2008; $12.95-$21.95, R
Part 1 of John Woo’s masterwork, based on “Romance of the Three Kingdoms,” a 14th-century novel that tells the true tale of a massive battle that lead to the unification of China 2,000 years ago. An evil prime minister leads an army of 800,000 men to crush the forces of kindly Liu Bei, and it all comes down to a single encounter at the Yangtze River pass called Red Cliffs. Tony Leung stars as Zhou Yu, possibly the greatest military tactician in history, who guides Liu Bei’s troops. Simply extraordinary in both scale and substance, and the most expensive movie ever made in China. Recommended.
2008; $23.95, UR
Generally speaking, we’re not big fans of arty French films, though there are exceptions — like this wise bio-drama about the frumpy, middle-aged cleaning woman who almost overnight is recognized as one of the world’s greatest painters. A bit preachy and Catholic at times, but truly mesmerizing; the winner of six French “Oscars.”
1977; $14.95, UR
For those of us of a certain age, the ’70s were the Age of Custom Vans. Everyone drove a van or wanted to, and the competition to make yours unique was a national obsession. The hand-painted murals alone could cost thousands of dollars … on a vehicle with a Blue Book value in the low hundreds. In this, one of the few movies dedicated to this craze, a van-head enters his solar-powered creation in Freakout, the annual SoCal auto festival. Truly excruciating to watch (guess you had to be there) with a cameo by Charles Bukowski.
THE AFRICAN QUEEN
1952; $18.95-$38.95, UR
One of the greatest movies ever made is given a well-deserved, frame-by-frame digital makeover, resulting in a truly extraordinary Blu-Ray experience. John Huston, of course, directs Katharine Hepburn as she single-handedly redeems drunken lout Humphrey Bogart, and together they take on the Third Reich in his broken-down boat. The perfect combination of action, romance, comedy and adventure. Simply a must-own.
THE BLIND SIDE
2009; $27.95-$35.95, PG-13
Sandra Bullock is excellent in this wildly over-hyped movie, the true tale of an enormous, homeless young black man grudgingly adopted by a pasty-white suburban family and the lessons they learn. Frankly, it’s your basic Lifetime movie-of-the-week done with better talent and more style, but as good a PG-13 family drama as has ever been made.
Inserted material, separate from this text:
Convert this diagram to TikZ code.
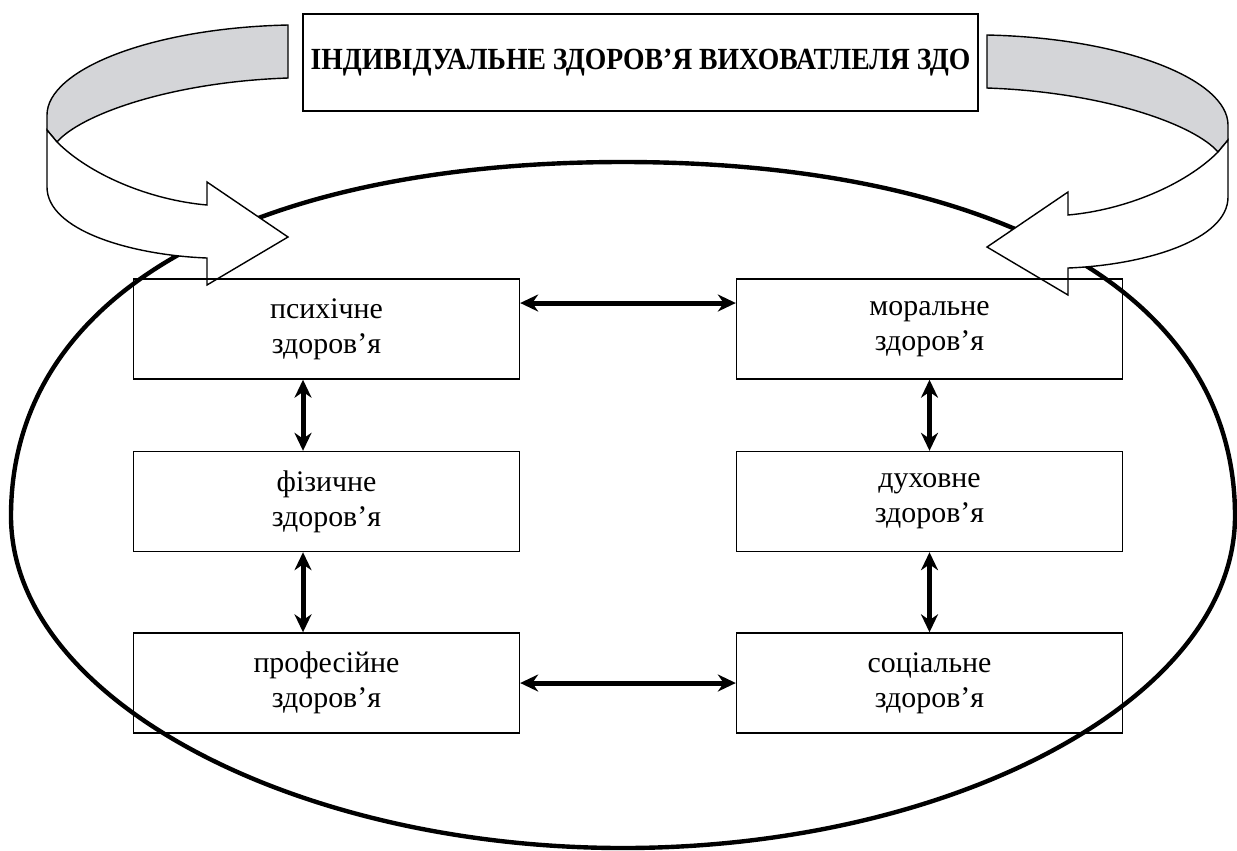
\documentclass[tikz,border=0pt]{standalone}
\usepackage{fontspec}
\setmainfont{Liberation Serif}
\newfontfamily\titlefont[FakeStretch=0.9]{Liberation Serif}
\usetikzlibrary{arrows.meta}
\definecolor{bandgray}{RGB}{212,213,216}
\newcommand{\twist}{%
  \draw[line width=0.8pt, fill=bandgray] (288,25) .. controls (150,28) and (47,70) .. (47,115)
    -- (47,130) -- (57,142) .. controls (80,115) and (170,82) .. (288,78) -- cycle;
  \draw[line width=0.8pt, fill=white] (47,130) -- (47,187) .. controls (47,230) and (130,255) .. (207,258)
    -- (207,285) -- (288,237) -- (207,182) -- (207,205) .. controls (150,200) and (90,175) .. (57,142) -- cycle;}

\begin{document}
\begin{tikzpicture}[x=0.02cm, y=-0.02cm, font=\fontsize{17}{20}\selectfont,
    hbox/.style={draw, line width=0.8pt, minimum width=7.72cm, minimum height=2cm, align=center, inner sep=0pt},
    dbl/.style={{Stealth[length=0.36cm,width=0.34cm]}-{Stealth[length=0.36cm,width=0.34cm]}, line width=0.1cm}]
  \useasboundingbox (0,0) rectangle (1237,850);
  \draw[line width=2.5pt] (11,516) .. controls (11,285) and (265,162) .. (623,162)
    .. controls (981,162) and (1235,285) .. (1235,516)
    .. controls (1235,700) and (950,848) .. (623,848)
    .. controls (296,848) and (11,700) .. (11,516) -- cycle;
  \twist
  \begin{scope}[shift={(1275,10)}, xscale=-1]
    \twist
  \end{scope}

  \node[hbox, line width=1.1pt, minimum width=13.5cm, minimum height=1.94cm] (title) at (640.5,62.5)
    {\fontsize{17.5}{20}\titlefont\bfseries ІНДИВІДУАЛЬНЕ ЗДОРОВ’Я ВИХОВАТЛЕЛЯ ЗДО};

  \node[hbox] (psy) at (326.5,329) {психічне\\здоров’я};
  \node[hbox] (fiz) at (326.5,501.5) {фізичне\\здоров’я};
  \node[hbox] (prof) at (326.5,683) {професійне\\здоров’я};
  \node[hbox] (mor) at (929.5,329) {моральне\\здоров’я};
  \node[hbox] (duh) at (929.5,501.5) {духовне\\здоров’я};
  \node[hbox] (soc) at (929.5,683) {соціальне\\здоров’я};

  \draw[dbl] ([yshift=0.52cm]psy.east) -- ([yshift=0.52cm]mor.west);
  \draw[dbl] (prof.east) -- (soc.west);
  \draw[dbl] ([xshift=-0.47cm]psy.south) -- ([xshift=-0.47cm]fiz.north);
  \draw[dbl] ([xshift=-0.47cm]fiz.south) -- ([xshift=-0.47cm]prof.north);
  \draw[dbl] (mor.south) -- (duh.north);
  \draw[dbl] (duh.south) -- (soc.north);
\end{tikzpicture}
\end{document}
THE MEN WHO STARE AT GOATS
2009; $18.95-$23.95, R
George Clooney is in his element as the whacked-out “psychic spy” — or, as he puts it, “Jedi warrior” — in this tale based on a real military program that attempted to train soldiers to use psychic powers to walk through walls, read minds and kill at a distance. Ewan McGregor basically runs around looking amazed as the journalist who stumbles into this nest of loonies, and Jeff Bridges is drop-dead hilarious as the hippy-dippy leader of the program. We laughed our asses off.
2009; $18.95-$29.95, UR
James Caviezel and Ian McKellen star in this unwanted, unnecessary and unentertaining update of the classic ’60s series about a spy who finds himself in “The Village.” Demand the original.
ZOMBIES OF MASS DESTRUCTION
2009; $16.95, R
Yeah, just one of the 536 zombie movies to come out this week, but done with lots of heart (and entrails and eyeballs and …), and a perfect balance of comedy, scares and action. A well-done indie effort; part of the After Dark Horrorfest, now in its fourth year. We liked it.